From the rafters of Usher Hall, I longed to be down below in the crowd but stayed grateful for my press tickets as I waited to see a band that I’ve loved for so long. A band so distinct to my home of the northeastern US, whose lead singer is from a New Jersey town 20 minutes from mine, whose Twitter inspired my senior quote, and has spent a decade singing about a life which I want to follow. There certainly was plenty of significance to see a band so connected to home for me in front of me for the first time in a city I’ve made somewhat of a home, but so far from where I learned to love this music.

Yet in an instant, those gleaming notes of ‘White Sky’ send me back. They are as charming as ever standing on the Usher Hall stage and seem to genuinely appreciate being in Edinburgh, taking multiple moments throughout the set to acknowledge the beauty of the city and how happy they are to be starting their tour here.
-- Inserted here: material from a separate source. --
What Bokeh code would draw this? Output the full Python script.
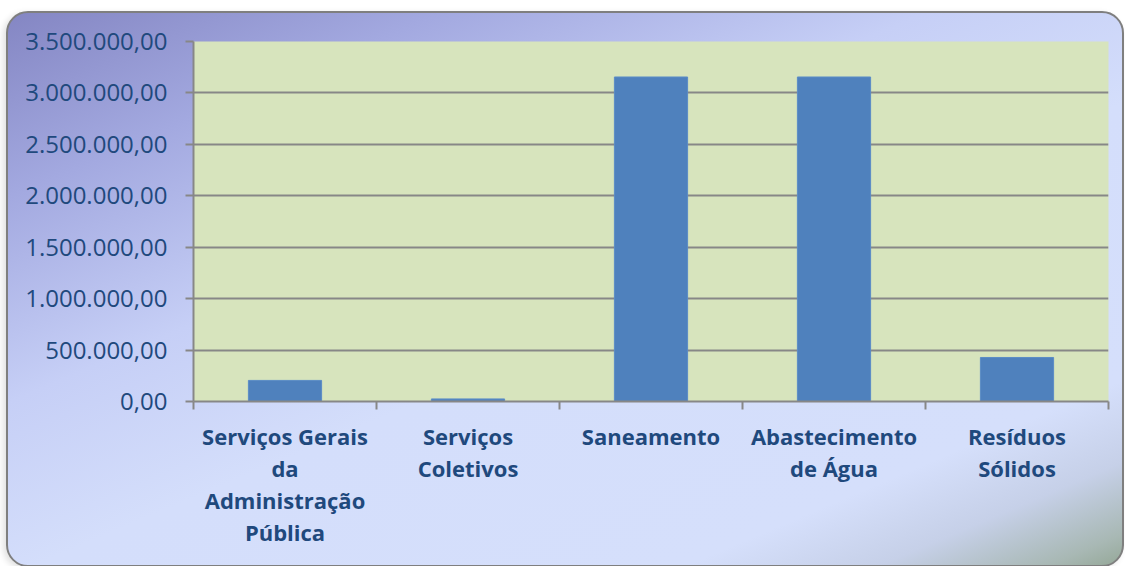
from bokeh.plotting import figure
from bokeh.models import FactorRange, Range1d, FixedTicker, LinearAxis, ColumnDataSource
from bokeh.embed import file_html
from bokeh.resources import INLINE

categories = ["Serviços Gerais da Administração Pública", "Serviços Coletivos",
              "Saneamento", "Abastecimento de Água", "Resíduos Sólidos"]
label_lines = [["Serviços Gerais", "da", "Administração", "Pública"],
               ["Serviços", "Coletivos"],
               ["Saneamento"],
               ["Abastecimento", "de Água"],
               ["Resíduos", "Sólidos"]]
values = [205000, 25000, 3155000, 3155000, 428000]
y_ticks = [0, 500000, 1000000, 1500000, 2000000, 2500000, 3000000, 3500000]


def fmt_br(v):
    s = f"{v:,.2f}"
    return s.replace(",", "X").replace(".", ",").replace("X", ".")


TEXT = "#1f497d"
GRID = "#878787"
FONT = "Open Sans"

p = figure(width=1118, height=556, output_backend="svg", toolbar_location=None,
           x_range=FactorRange(*categories, range_padding=0), y_range=Range1d(0, 3500000),
           x_axis_location=None,
           min_border_left=185, min_border_right=18, min_border_top=28, min_border_bottom=168,
           background_fill_color="#d7e4bd", border_fill_alpha=0, outline_line_color=None,
           styles={"margin": "11px 0 0 6px",
                   "border": "2px solid #7f7f7f",
                   "border-radius": "22px",
                   "box-shadow": "-3px 2px 6px rgba(0,0,0,0.12)",
                   "background": "linear-gradient(157deg, #8486c3 0%, #a3a9e0 18%, #c6cff6 38%, #d4defb 55%, #d5dffb 82%, #c6d0e8 90%, #a8b8b4 97%, #95a898 100%)"})

src = ColumnDataSource(dict(cat=categories, val=values))
p.vbar(x="cat", top="val", width=0.4, source=src,
       fill_color="#4f81bd", line_color="#5b8cc6", line_width=1)

# category labels: stacked axes, one per text line; labels sit at category centres
# (synthetic coordinates i + 0.5), the first axis also draws the boundary ticks
n_cat = len(categories)
n_lines = max(len(l) for l in label_lines)
for i in range(n_lines):
    pos = [k + 0.5 for k, l in enumerate(label_lines) if i < len(l)]
    txt = [l[i] for l in label_lines if i < len(l)]
    if i == 0:
        ticker = FixedTicker(ticks=pos, minor_ticks=list(range(n_cat + 1)))
    else:
        ticker = FixedTicker(ticks=pos)
    ax = LinearAxis(ticker=ticker)
    ax.major_label_overrides = dict(zip(pos, txt))
    ax.major_tick_line_color = None
    ax.major_tick_out = 0
    ax.major_tick_in = 0
    if i == 0:
        ax.axis_line_color = GRID
        ax.axis_line_width = 2
        ax.minor_tick_line_color = GRID
        ax.minor_tick_line_width = 2
        ax.minor_tick_out = 8
        ax.minor_tick_in = 0
        ax.major_label_standoff = 11
    else:
        ax.axis_line_color = None
        ax.minor_tick_line_color = None
        ax.major_label_standoff = -1
    ax.major_label_text_font = FONT
    ax.major_label_text_font_style = "bold"
    ax.major_label_text_font_size = "22px"
    ax.major_label_text_color = TEXT
    p.add_layout(ax, "below")

ya = p.yaxis[0]
ya.ticker = FixedTicker(ticks=y_ticks)
ya.major_label_overrides = {t: fmt_br(t) for t in y_ticks}
ya.major_label_text_font = FONT
ya.major_label_text_font_size = "24px"
ya.major_label_text_color = TEXT
ya.major_label_standoff = 18
ya.axis_line_color = GRID
ya.axis_line_width = 2
ya.major_tick_line_color = GRID
ya.major_tick_line_width = 2
ya.major_tick_out = 8
ya.major_tick_in = 0
ya.minor_tick_line_color = None

p.xgrid.grid_line_color = None
p.ygrid.ticker = FixedTicker(ticks=y_ticks)
p.ygrid.grid_line_color = GRID
p.ygrid.grid_line_width = 2

open("out.html", "w").write(file_html(p, INLINE))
It must feel strange for them to reminisce about their early days touring here, they seem such an eternally youthful presence that their transition to becoming something of modern pop-rock legends is a bit jarring. The album they are here to tour, Father of the Bride, is certainly not my favourite of theirs, but at least sees Ezra growing up and embracing “dad-rock” in full swing.

While I do wish I could have seen them as their original lineup touring one of their classics, seeing them as a joyful, well-oiled machine here is still nothing to scoff at.

They certainly have fun playing their new material, often adding radically different solos and instrumentation, such as in ‘Sunflower’ or ‘2021’ that make me appreciate them somewhat more. Yet for as fun as these are, nothing was more enjoyable for me then to hear them break out some of the most nostalgic songs I know with pure glee and perfection. ‘M79’ reminds me of days in high school, skipping school to go to New York with my friends, and the brilliant lyrics and feel of ‘Step’ (especially “wisdom’s a gift, but you’d trade it for youth”) will never not be relevant.

I felt Ezra was reaching out specifically to me, far off in the rafters, as they covered “I’m Goin’ Down” by Bruce Springsteen, the patron saint of New Jersey. While the Edinburgh crowd may not have understood it’s magic I was sure to sing along and give Ezra a loud chant of “Bruce” as he requested once it finished.

Moments like these are all I could ever hope for seeing such a nostalgic and special band to me and I am truly honoured that they provided.

Daring to go past the 10 PM closing mandate (something that still baffles me having spent my formative years going to concerts that didn’t start til about 10), Ezra continued to magic with one of the best encores I have ever seen going ‘Mansard Roof’, ‘Walcott’, ‘Hannah Hunt’, ‘Worship You’, and ‘Ya Hey.’

I may not have been in the crowd to dance and move as these songs warranted, but I was endlessly lucky to see a band that special to me transport this homesick Jersey boy back for a couple hours and remind me of some of the first songs that made me realise how special music really is.